JAKARTA, Aktual.com – Keberadaan sawit dalam kawasan hutan disebut terus menerus menghadirkan berbagai persoalan dengan sebab-sebab yang beragam.
Seperti tumpang tindih perizinan dan batas hutan dengan kawasan disekitarnya yang belum jelas.
Selain itu, banyak konflik lahan yang terjadi dalam kawasan hutan yang bersifat laten dan terus-menerus muncul di permukaan.
Hifdzil Alim Direktur Eksekutif HICON Law & Policy Strategies mengatakan, Konsorsium Pembaruan Agraria (KPA) (2019), mencatat setidaknya terdapat 410 konflik agraria yang terjadi pada tahun 2018, di mana konflik di sektor perkebunan mencapai 144 kasus.
“Dari angka tersebut, 83 kasus atau 60 persen melibatkan perkebunan kelapa sawit. Misalnya, konflik yang terjadi di Kabupaten Kubu Raya, Kalimantan Barat, yang terjadi antara warga yang tergabung dalam Koperasi dengan perusahaan sawit, terkait dengan lahan sawit seluas 105 hektar yang menjadi sengketa antara kedua belah pihak,” ujarnya dalam siaran pers yang diterima Selasa (21/7/2020).

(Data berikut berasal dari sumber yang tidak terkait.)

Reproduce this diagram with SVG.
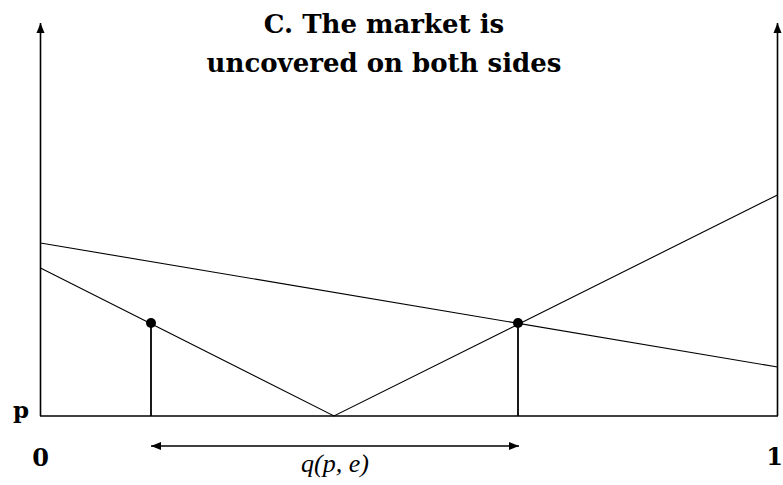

Contoh lain, lanjutnya, adalah konflik antara masyarakat dengan perusahaan sawit terjadi di Nagari Maligi, Kecamatan Pasaman, Kab Pasaman Barat, Sumatera Barat.
Konflik tersebut terjadi karena perusahaan menguasai hampir 2.100 hektar tanah ulayat Maligi untuk dijadikan kebun plasma dan telah tertanam pohon sawit, sedangkan perusahaan mengklaim hanya mengelola 665 hektar kebun sawit.
Perusahaan diduga mempersempit luas lahan untuk menghindari tudingan pencaplokan lahan. “Konflik lahan sawit tidak hanya merugikan rakyat petani kelapa sawit, melainkan berdampak terhadap persepsi sawit Indonesia di pasar internasional,” ujarnya.
Pada 13 Maret 2019 lalu Uni Eropa mengeluarkan kebijakan produk minyak sawit mentah (CPO) dikeluarkan dari sumber energi terbarukan.
Dikatakannya, Uni Eropa mengadopsi Delegated Act dan menganggap produk sawit Indonesia berasal dari kegiatan deforestasi kawasan hutan, pelanggaran HAM, serta pengerusakan lingkungan lain.
“Keputusan tersebut tentu berdampak pada serapan hasil sawit Indonesia, mengingat sawit merupakan komoditas ekspor terbesar Indonesia dari sektor perkebunan,” tutur Hifdzil.
Kebijakan kelapa sawit yang diambil oleh pemerintah pasti akan berdampak luas hingga kepada rakyat petani kelapa sawit.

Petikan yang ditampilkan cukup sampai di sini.